WHAT YOU HAVE TO DO:
Exclude the pictures and return every line exactly as written.

___ DATASET CONTENT

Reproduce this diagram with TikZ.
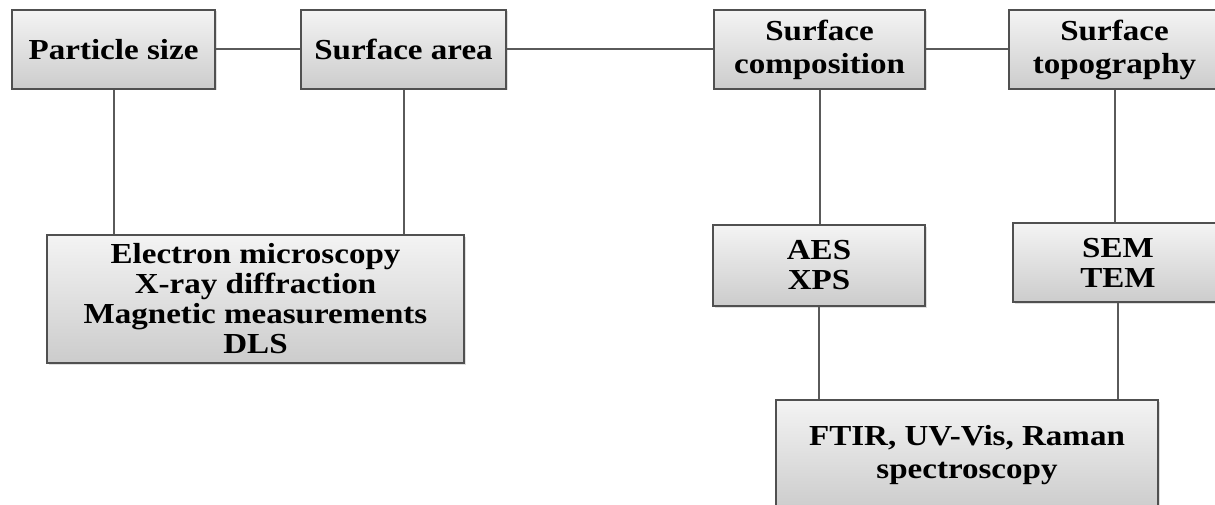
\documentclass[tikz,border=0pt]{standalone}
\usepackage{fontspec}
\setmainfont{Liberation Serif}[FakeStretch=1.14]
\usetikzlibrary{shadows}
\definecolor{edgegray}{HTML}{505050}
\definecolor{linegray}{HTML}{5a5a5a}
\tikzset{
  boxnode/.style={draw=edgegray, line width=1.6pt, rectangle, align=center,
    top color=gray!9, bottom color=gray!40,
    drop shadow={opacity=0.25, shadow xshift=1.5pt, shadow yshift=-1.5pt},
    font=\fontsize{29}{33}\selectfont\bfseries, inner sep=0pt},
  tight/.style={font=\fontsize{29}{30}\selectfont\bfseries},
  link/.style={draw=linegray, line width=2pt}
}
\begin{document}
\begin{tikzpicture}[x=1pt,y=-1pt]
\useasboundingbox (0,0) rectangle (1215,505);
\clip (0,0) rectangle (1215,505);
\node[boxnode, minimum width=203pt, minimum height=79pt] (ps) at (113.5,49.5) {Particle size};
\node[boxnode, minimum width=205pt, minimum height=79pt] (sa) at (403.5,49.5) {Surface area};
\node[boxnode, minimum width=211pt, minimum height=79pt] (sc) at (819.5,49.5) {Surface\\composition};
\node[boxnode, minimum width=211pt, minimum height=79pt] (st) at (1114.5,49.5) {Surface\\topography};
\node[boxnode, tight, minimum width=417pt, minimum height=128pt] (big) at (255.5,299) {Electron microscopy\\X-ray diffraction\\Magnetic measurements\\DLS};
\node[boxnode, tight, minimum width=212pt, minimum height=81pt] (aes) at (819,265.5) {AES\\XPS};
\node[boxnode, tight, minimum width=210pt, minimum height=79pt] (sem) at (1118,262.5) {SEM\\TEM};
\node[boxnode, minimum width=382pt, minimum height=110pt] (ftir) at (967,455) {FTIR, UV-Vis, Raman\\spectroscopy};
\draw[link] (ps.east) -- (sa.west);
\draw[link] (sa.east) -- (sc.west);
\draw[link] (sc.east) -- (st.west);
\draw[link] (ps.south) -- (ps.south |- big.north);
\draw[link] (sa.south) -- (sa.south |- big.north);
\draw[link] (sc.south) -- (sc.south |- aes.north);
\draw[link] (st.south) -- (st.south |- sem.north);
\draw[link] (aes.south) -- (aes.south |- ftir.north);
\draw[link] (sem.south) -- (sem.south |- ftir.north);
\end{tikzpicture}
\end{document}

______

COMPLETED TASK:
Reproduce this diagram with TikZ.
\documentclass[tikz,border=0pt]{standalone}
\usepackage{fontspec}
\setmainfont{Liberation Serif}[FakeStretch=1.14]
\usetikzlibrary{shadows}
\definecolor{edgegray}{HTML}{505050}
\definecolor{linegray}{HTML}{5a5a5a}
\tikzset{
  boxnode/.style={draw=edgegray, line width=1.6pt, rectangle, align=center,
    top color=gray!9, bottom color=gray!40,
    drop shadow={opacity=0.25, shadow xshift=1.5pt, shadow yshift=-1.5pt},
    font=\fontsize{29}{33}\selectfont\bfseries, inner sep=0pt},
  tight/.style={font=\fontsize{29}{30}\selectfont\bfseries},
  link/.style={draw=linegray, line width=2pt}
}
\begin{document}
\begin{tikzpicture}[x=1pt,y=-1pt]
\useasboundingbox (0,0) rectangle (1215,505);
\clip (0,0) rectangle (1215,505);
\node[boxnode, minimum width=203pt, minimum height=79pt] (ps) at (113.5,49.5) {Particle size};
\node[boxnode, minimum width=205pt, minimum height=79pt] (sa) at (403.5,49.5) {Surface area};
\node[boxnode, minimum width=211pt, minimum height=79pt] (sc) at (819.5,49.5) {Surface\\composition};
\node[boxnode, minimum width=211pt, minimum height=79pt] (st) at (1114.5,49.5) {Surface\\topography};
\node[boxnode, tight, minimum width=417pt, minimum height=128pt] (big) at (255.5,299) {Electron microscopy\\X-ray diffraction\\Magnetic measurements\\DLS};
\node[boxnode, tight, minimum width=212pt, minimum height=81pt] (aes) at (819,265.5) {AES\\XPS};
\node[boxnode, tight, minimum width=210pt, minimum height=79pt] (sem) at (1118,262.5) {SEM\\TEM};
\node[boxnode, minimum width=382pt, minimum height=110pt] (ftir) at (967,455) {FTIR, UV-Vis, Raman\\spectroscopy};
\draw[link] (ps.east) -- (sa.west);
\draw[link] (sa.east) -- (sc.west);
\draw[link] (sc.east) -- (st.west);
\draw[link] (ps.south) -- (ps.south |- big.north);
\draw[link] (sa.south) -- (sa.south |- big.north);
\draw[link] (sc.south) -- (sc.south |- aes.north);
\draw[link] (st.south) -- (st.south |- sem.north);
\draw[link] (aes.south) -- (aes.south |- ftir.north);
\draw[link] (sem.south) -- (sem.south |- ftir.north);
\end{tikzpicture}
\end{document}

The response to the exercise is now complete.